仏教には、いろいろな解釈がありますので、色々な方を参考にしていただければと思います。
①
人には、欲という思い通りにしたい意識があります。この思い通りにしたい意識は、外界の情報を自分にとって都合の良いように解釈します。
そして自分が正しいと判断したものを否定されると、思い通りにしたい意識を否定されたと感じ、まるで自分自身が否定されたような錯覚に陥るのだと思います。
②
人は、それなりに自信やプライドをもっていますが、その自信やプライドが高いと絶望を強く感じます。だからといって自信がないと不安を生み出すのでなかなか難しいのです。
③
主観的な自分が強ければ強いほど、自分の思い通りにしたい意識に振り回され、どんどん苦しくなってしまいます。
しかしそもそも人は、不完全であるので間違える事も当然ですし、また逆に相手が間違った意見を言うこともあります。つまり否定されたときに、思い通りにしたい主観的な自分からはなれて、客観的にまるで他人ごとのように物事を見たり聞いたりすることができると、自分の思い通りにしたい意識に振り回されなくなりますが、これがなかなか難しいのです。
④
ざっくり言ってしまえば感覚も主体も無我になります。ただこの無我を完全に感じることは、できないと思っています。
ただ無我のような感覚を感じることは、可能だと思います。
質問者からのお礼
まさかお二人もこのように早急なご返事をいただけるとは思っておらず思わず驚いてしまいました。心から感謝を申し上げます。
しかし、やはり④に関してはまだ支えが残っております。
沙門 一緒さまのご回答の中に「仏教の文脈では、感覚が流れ去らないように感じるなら、それは記憶をもとに、その感覚のことを考え続けているからということになります。
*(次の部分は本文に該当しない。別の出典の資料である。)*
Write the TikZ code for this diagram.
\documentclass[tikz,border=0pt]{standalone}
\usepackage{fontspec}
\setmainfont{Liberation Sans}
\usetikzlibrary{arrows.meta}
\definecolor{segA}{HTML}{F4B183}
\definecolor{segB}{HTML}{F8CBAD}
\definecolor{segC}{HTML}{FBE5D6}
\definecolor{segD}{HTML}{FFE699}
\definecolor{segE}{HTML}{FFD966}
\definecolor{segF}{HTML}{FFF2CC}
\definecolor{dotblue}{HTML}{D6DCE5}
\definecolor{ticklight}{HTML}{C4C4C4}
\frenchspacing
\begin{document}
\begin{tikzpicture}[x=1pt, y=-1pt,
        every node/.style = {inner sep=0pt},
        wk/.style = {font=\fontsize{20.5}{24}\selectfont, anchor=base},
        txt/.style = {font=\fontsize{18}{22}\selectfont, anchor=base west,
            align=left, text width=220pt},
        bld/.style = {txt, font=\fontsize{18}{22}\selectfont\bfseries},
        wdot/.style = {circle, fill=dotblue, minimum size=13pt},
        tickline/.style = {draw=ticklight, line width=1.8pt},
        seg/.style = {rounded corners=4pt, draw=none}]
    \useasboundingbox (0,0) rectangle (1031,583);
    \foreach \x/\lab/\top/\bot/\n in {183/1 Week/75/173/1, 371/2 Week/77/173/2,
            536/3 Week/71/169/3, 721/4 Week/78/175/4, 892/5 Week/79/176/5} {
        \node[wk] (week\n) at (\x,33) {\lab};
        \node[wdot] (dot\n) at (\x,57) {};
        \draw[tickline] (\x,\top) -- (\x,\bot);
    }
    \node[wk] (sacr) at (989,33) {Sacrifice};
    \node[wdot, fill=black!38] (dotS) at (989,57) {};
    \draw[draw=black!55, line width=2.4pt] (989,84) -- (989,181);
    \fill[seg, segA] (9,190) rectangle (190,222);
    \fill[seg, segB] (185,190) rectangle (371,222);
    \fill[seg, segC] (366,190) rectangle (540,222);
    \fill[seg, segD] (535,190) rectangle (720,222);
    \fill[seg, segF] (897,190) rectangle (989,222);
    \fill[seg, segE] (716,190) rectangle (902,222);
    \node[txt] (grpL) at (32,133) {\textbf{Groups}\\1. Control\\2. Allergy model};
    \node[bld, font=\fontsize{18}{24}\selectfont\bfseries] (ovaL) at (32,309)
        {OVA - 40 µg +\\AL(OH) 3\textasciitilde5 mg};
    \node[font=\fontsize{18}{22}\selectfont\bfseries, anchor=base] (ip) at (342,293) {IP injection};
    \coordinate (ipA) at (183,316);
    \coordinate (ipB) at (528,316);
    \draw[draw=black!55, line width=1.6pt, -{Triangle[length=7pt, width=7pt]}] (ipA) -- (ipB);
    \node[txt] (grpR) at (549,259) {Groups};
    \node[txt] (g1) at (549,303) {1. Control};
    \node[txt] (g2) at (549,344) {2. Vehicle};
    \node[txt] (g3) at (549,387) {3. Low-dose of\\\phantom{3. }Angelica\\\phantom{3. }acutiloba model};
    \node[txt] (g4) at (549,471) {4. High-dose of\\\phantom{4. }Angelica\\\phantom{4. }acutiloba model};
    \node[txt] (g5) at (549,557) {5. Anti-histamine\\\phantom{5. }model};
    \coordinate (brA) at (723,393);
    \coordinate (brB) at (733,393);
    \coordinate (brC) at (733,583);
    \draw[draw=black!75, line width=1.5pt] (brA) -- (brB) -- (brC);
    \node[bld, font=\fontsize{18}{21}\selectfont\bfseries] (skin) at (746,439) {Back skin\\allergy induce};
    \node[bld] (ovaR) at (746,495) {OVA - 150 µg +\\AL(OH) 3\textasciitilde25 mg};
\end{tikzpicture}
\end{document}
」というものがありますが、その文中の「記憶をもとに、その感覚のことを考え続けている」と記されているところに私の疑問があるのです。
この「記憶をもとに、その感覚のことを考え続けている」ということを行っている「正体」とも言えそうな、または「力(ちから)」とも言えそうな、その瞬間その瞬間のリアルタイムにおいてどうやっても客観視不可能な「これ」はいったい何なのでしょうか? いったい何が「記憶をもとに、その感覚のことを考え続けている」ということをさせているのでしょうか?
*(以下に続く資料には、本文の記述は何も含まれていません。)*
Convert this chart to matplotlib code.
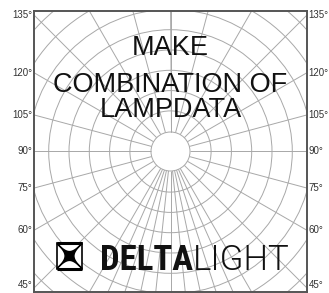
import numpy as np
import matplotlib
matplotlib.use("Agg")
import matplotlib.pyplot as plt
from matplotlib.patches import Circle, Rectangle, Polygon
from matplotlib import font_manager

# ---- grid definition ----
ring_levels = [1, 2, 3, 4, 5, 6, 7, 8, 9, 10]          # concentric rings
ring_step_px = 20.3
spoke_major = [45, 60, 75, 90, 105, 120, 135, 150, 165, 180]   # degrees from nadir
spoke_lower = [0, 6, 12, 18, 24, 30]
edge_labels = [135, 120, 105, 90, 75, 60, 45]
title_lines = ["MAKE", "COMBINATION OF", "LAMPDATA"]
brand_bold = "DELTA"
brand_light = "LIGHT"


def pick(fams, weight="normal"):
    for f in fams:
        try:
            font_manager.findfont(font_manager.FontProperties(family=f, weight=weight),
                                  fallback_to_default=False)
            return f
        except Exception:
            continue
    return "DejaVu Sans"


narrow = pick(["Liberation Sans Narrow", "Roboto Condensed", "Open Sans Condensed", "Liberation Sans"], "bold")

W, H = 329, 293
fig = plt.figure(figsize=(W / 100, H / 100), dpi=100)
fig.patch.set_facecolor("white")

# axes box in pixels
L, T, R, B = 34, 11, 307, 292
ax = fig.add_axes([L / W, 1 - B / H, (R - L) / W, (B - T) / H])
hx, hy = (R - L) / 2, (B - T) / 2
ax.set_xlim(-hx, hx)
ax.set_ylim(-hy, hy)
ax.set_xticks([]); ax.set_yticks([])
for s in ax.spines.values():
    s.set_color("#555555")
    s.set_linewidth(1.4)

grid_col = "#a8a8a8"
grid_lw = 0.7
for k in ring_levels:
    ax.add_patch(Circle((0, 0), k * ring_step_px - (0.8 if k == 1 else 0), fill=False,
                        ec=grid_col, lw=grid_lw))

angles = sorted(set(spoke_major + [-a for a in spoke_major] + spoke_lower + [-a for a in spoke_lower]))
r0 = ring_levels[0] * ring_step_px - 0.8
for a in angles:
    th = np.deg2rad(a)
    dx, dy = np.sin(th), -np.cos(th)
    ax.plot([r0 * dx, 400 * dx], [r0 * dy, 400 * dy], color=grid_col, lw=grid_lw,
            solid_capstyle="butt")

# edge labels
for a in edge_labels:
    th = np.deg2rad(a)
    ydat = -hx / np.tan(th) if a != 90 else 0.0
    ydat = min(max(ydat, -hy + 7), hy - 2)
    for side, xa, ha in ((-1, -hx - 1.5, "right"), (1, hx + 1.5, "left")):
        ax.text(xa, ydat, f"{a}°", ha=ha, va="center", fontsize=7,
                family="Liberation Sans", color="#333333", clip_on=False)


def py2d(py):
    return hy - (py - T)


def px2d(px):
    return px - L - hx


# title
title_y = [48.5, 85, 110.5]
for txt, py in zip(title_lines, title_y):
    ax.text(0, py2d(py), txt, ha="center", va="center", fontsize=19.5,
            family="Liberation Sans", color="#111111")

# logo icon
x0, x1 = px2d(57), px2d(82)
y0, y1 = py2d(269), py2d(243)
cx, cy = (x0 + x1) / 2, (y0 + y1) / 2
s = (x1 - x0) / 2
t = np.linspace(0, 2 * np.pi, 400)
p = 5
ux = np.sign(np.cos(t)) * np.abs(np.cos(t)) ** p
uy = np.sign(np.sin(t)) * np.abs(np.sin(t)) ** p
rot = np.deg2rad(45)
sx = (ux * np.cos(rot) - uy * np.sin(rot)) * s * np.sqrt(2)
sy = (ux * np.sin(rot) + uy * np.cos(rot)) * s * np.sqrt(2)
ax.add_patch(Rectangle((x0, y0), x1 - x0, y1 - y0, fill=True, fc="white", ec="black", lw=1.2, zorder=5))
ax.add_patch(Polygon(np.column_stack([cx + sx, cy + sy]), closed=True, fc="black", ec="black", lw=1.0, zorder=6))
ax.plot([x0, x1], [y1, y1], color="black", lw=2.2, zorder=7, solid_capstyle="butt")
ax.plot([x0, x1], [y0, y0], color="black", lw=2.2, zorder=7, solid_capstyle="butt")

# brand text
tb = ax.text(px2d(100), py2d(270), brand_bold, ha="left", va="baseline", fontsize=25,
             family=narrow, fontweight="bold", color="#111111")
ax.annotate(brand_light, xy=(1, 0), xycoords=tb, ha="left", va="bottom", fontsize=25,
            family="Roboto", fontweight=300, color="#111111")

fig.savefig("out.png", dpi=100, facecolor="white")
そして、やはり「これ」もあくまで「諸法無我」に過ぎず、藤本晃さまが記されているような「思い込み」のようなもの、つまり、様々な要素や動きによってもたらされる産物としての「錯覚」でしかない、という理解でよろしいでしょうか?
また、この理解は瞑想(禅定)をすることによって実感としてもわかってくる(何の疑いもなく体得する?)、という理解でよろしいでしょうか?
なんだか質問することにキリがなくなりそうですので、これ以上及びこれ以降の質問は自粛します。
お時間が許せる限りで構いません。お返事の方、何卒よろしくお願いします。
平本優眞さま、お返事ありがとうございます。
hasunohaでのいろいろなお坊さんの意見はとても参考になるものばかりです。
私は仏道を学んでまだ数ヶ月しか経っていない初学者ですが、まさに目から鱗が落ちる(これは聖書の言葉ですが笑)が如く、どんどんと物事への新しい見方が養われていくことを実感する毎日です。
これからもこのhasunohaを大いに活用させていただきます。
改めて、お返事いただきありがとうございます。
沙門 一緒さま、再びお返事くださりありがとうございます。
「お釈迦さん、現象だけ見て、「主語」を落とすんですよね。」
「その問いは誤り(実体視)にしかならないからです。」
この2文でハッとしました。
主体を定義づけても結局それは妄想、錯覚に過ぎないのだ、と。
故に、「只々あるがままに現象を見よ」という術しか選択の採りようがないのだ、と。
貴重なお時間を割いて応じて下さり、本当にありがとうございました。